What you should do: Retype, word for word, the lines between the ones holding "What React, TypeScript" and "YAxis, CartesianGrid, Legend", inclusive; pictures stay out of the copy.
------ Dataset rows
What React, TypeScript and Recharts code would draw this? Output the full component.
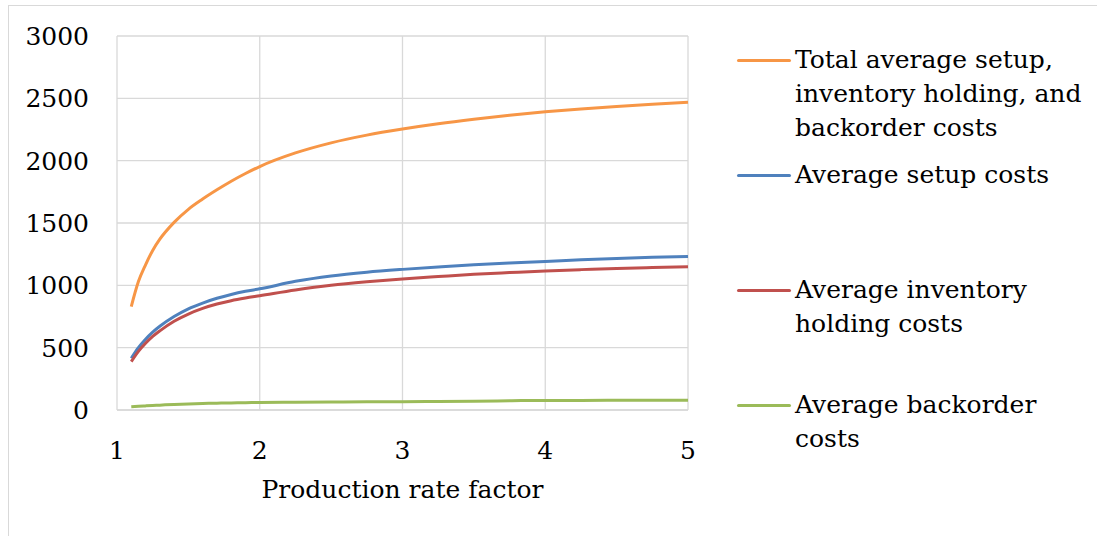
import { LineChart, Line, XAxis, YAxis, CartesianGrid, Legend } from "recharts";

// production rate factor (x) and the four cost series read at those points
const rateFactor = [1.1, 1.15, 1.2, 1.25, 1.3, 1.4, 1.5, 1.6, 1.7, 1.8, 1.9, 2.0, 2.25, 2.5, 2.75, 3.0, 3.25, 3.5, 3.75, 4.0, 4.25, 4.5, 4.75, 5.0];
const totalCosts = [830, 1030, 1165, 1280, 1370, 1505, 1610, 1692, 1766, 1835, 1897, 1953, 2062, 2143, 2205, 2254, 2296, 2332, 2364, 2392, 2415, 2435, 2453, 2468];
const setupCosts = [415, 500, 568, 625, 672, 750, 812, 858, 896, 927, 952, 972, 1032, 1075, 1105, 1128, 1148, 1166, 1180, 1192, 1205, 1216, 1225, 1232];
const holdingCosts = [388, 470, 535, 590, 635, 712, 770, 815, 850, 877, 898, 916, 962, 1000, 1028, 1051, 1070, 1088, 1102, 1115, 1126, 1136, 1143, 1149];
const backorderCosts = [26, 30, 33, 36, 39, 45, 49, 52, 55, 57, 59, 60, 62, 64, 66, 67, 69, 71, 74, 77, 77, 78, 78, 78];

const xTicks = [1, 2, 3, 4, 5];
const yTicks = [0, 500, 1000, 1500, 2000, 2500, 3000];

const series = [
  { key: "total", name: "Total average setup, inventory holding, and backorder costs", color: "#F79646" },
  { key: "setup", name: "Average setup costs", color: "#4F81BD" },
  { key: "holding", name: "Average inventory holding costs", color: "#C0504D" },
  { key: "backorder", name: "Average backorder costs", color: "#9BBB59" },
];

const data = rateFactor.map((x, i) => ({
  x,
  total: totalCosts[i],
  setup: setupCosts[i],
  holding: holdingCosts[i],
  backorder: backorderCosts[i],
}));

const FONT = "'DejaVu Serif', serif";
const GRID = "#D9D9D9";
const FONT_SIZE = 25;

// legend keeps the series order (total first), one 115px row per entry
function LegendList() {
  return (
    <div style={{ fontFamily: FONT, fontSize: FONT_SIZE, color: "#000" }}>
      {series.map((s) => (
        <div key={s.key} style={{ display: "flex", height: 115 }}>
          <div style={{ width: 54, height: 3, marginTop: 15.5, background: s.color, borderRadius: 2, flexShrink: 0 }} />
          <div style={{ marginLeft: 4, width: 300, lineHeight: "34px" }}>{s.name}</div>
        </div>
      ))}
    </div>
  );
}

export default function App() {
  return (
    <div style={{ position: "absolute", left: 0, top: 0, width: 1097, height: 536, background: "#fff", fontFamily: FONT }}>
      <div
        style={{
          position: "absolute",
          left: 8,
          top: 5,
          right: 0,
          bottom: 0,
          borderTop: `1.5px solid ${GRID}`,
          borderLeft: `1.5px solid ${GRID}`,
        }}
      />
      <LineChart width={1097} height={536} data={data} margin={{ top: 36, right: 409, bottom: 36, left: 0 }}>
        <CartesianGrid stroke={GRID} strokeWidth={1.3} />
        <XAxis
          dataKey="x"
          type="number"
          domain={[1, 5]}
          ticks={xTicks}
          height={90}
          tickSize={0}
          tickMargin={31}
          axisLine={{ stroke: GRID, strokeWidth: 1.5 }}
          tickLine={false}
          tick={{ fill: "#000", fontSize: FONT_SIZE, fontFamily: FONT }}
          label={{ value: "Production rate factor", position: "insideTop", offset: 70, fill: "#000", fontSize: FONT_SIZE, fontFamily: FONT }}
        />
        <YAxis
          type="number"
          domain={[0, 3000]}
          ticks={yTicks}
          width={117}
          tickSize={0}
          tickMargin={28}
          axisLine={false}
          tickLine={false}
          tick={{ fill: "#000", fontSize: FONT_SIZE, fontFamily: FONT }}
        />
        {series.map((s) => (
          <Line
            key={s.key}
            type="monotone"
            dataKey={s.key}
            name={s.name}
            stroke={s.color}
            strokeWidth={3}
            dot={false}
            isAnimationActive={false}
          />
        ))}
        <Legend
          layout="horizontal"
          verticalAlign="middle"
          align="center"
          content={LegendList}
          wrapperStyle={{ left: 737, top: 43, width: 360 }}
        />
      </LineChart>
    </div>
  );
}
------------
------ Dataset rows
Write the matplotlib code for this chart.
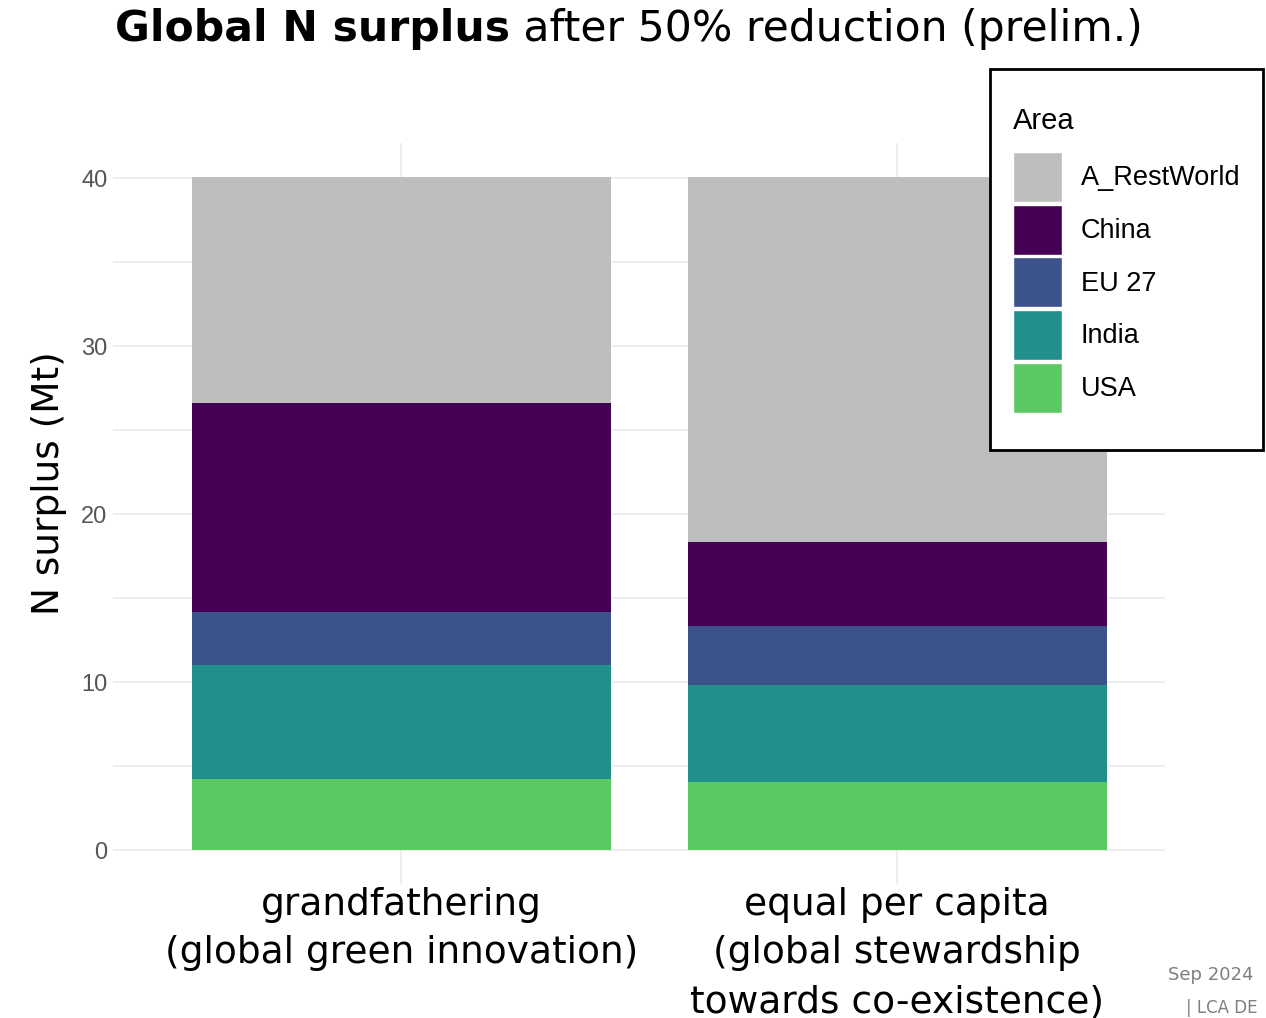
------------
Finished task:
What React, TypeScript and Recharts code would draw this? Output the full component.
import { LineChart, Line, XAxis, YAxis, CartesianGrid, Legend } from "recharts";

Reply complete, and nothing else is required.